“We are very happy,” exclaimed an elated Rafeeque Ahmed, one of the largest Indian leather-goods exporters, who has the likes of Walmart on his buyers list, as the rupee on Tuesday hit an all-time low of 64.13 against the dollar. It later recovered to close at 63.25. Ahmed, who is also the head of the Federation of Indian Export Organizations, is asking exporters to take full advantage of the situation and increase the market share which got lost due to the financial downturn and Euro zone crisis.
While the industry is crying foul over the falling rupee, there is a silver lining in the country’s merchandise exports showing good numbers this financial year. Last year, total exports fell by 1.76 per cent to $300.60 billion over 2011-12.

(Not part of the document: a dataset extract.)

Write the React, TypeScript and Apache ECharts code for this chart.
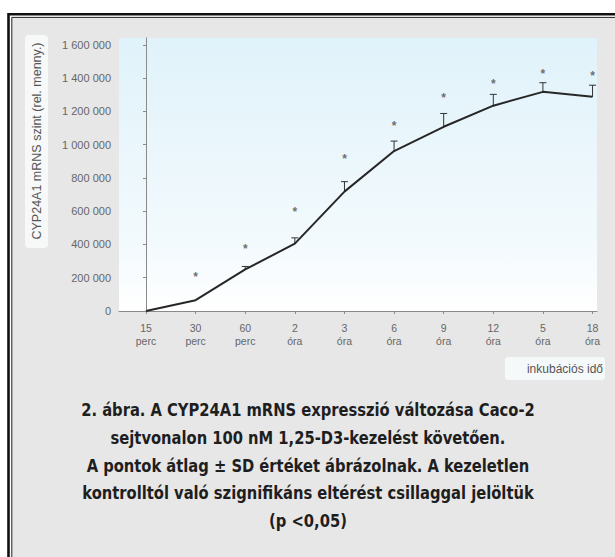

According to Ahmed, by the beginning of the third quarter, exports might rise by at least 20 per cent on the back of a healthy order book position across sectors that have low import content such as leather, engineering, gems and jewellery, carpets and handicrafts, all expected to do significantly well this year.
Interestingly, these are the very same sectors which got clobbered during 2010-11 and 2011-12 due to the ongoing financial recession and subsequently the crisis in the Euro zone, which saw a complete downturn in demand for Indian goods. But currently, they are looking to be the most promising sectors.
Leather exports, Ahmed said, are expected to reach $6 billion over $5 billion in 2013-14. As a result, he said, there is a possibility for generation of jobs. The sector saw massive job loss since 2009 onwards.
Similarly, engineering exports in 2012-13 fell by 3.19 per cent to $56.8 billion from $58.6 billion achieved during 2011-12. This financial year, engineering exports are expected to rise by one-two per cent over 2012-2013, according to the Engineering Export Promotion Council (EEPC). However, the key export destinations of the US and Europe, which account for almost 31 per cent of total engineering exports, are still in the negative zone.
“Engineering exports are based on long-term contracts. Reworking such contracts takes time and the buyer also negotiates. So, the net impact many a times is more uncertainty. As engineering exporters, we seek two or three critical things in terms of a revival in the global market demand or a successful strategy of market diversification, stability in exchange rate in the short period and low cost of working capital and rupee credit so that industrial product picks up,” said Aman Chadha, chairman, EEPC.
Tilak Raj Manaktala, a Delhi-based textile exporter and president of Delhi Exporters Association, said he hopes to see a boost in textile exports this financial year and catching up with competitors such as China, Bangladesh and Vietnam. “It is indeed a very good time in the short-term period. No doubt, we are going to earn some handsome profits. But then, we are worried for the mid and long-term situation, as buyers are now asking for a reduced price. As the rupee is falling, buyers are renegotiating the prices. So, we have no choice but to quote a lower price in fresh contracts.”
According to Ajit Ranade, chief economist, Aditya Birla Group, exporters must view the situation as a window of opportunity.
“This is a window of opportunity for the exporters. Now is the time when we can make up for the loss the export sector made in last two financial years. We should now broaden our focus and the government should continue providing the support it is giving to the exporters. Textiles and agricultural exports should also do well. Besides, this year the monsoon has been good, so agricultural exports should rise.”
Last financial year, exports fell for eight straight months from May to December over the previous financial year. In the first four months of this financial year, exports fell for two months compared to last year in May and June by 1.11 per cent and 4.56 per cent respectively.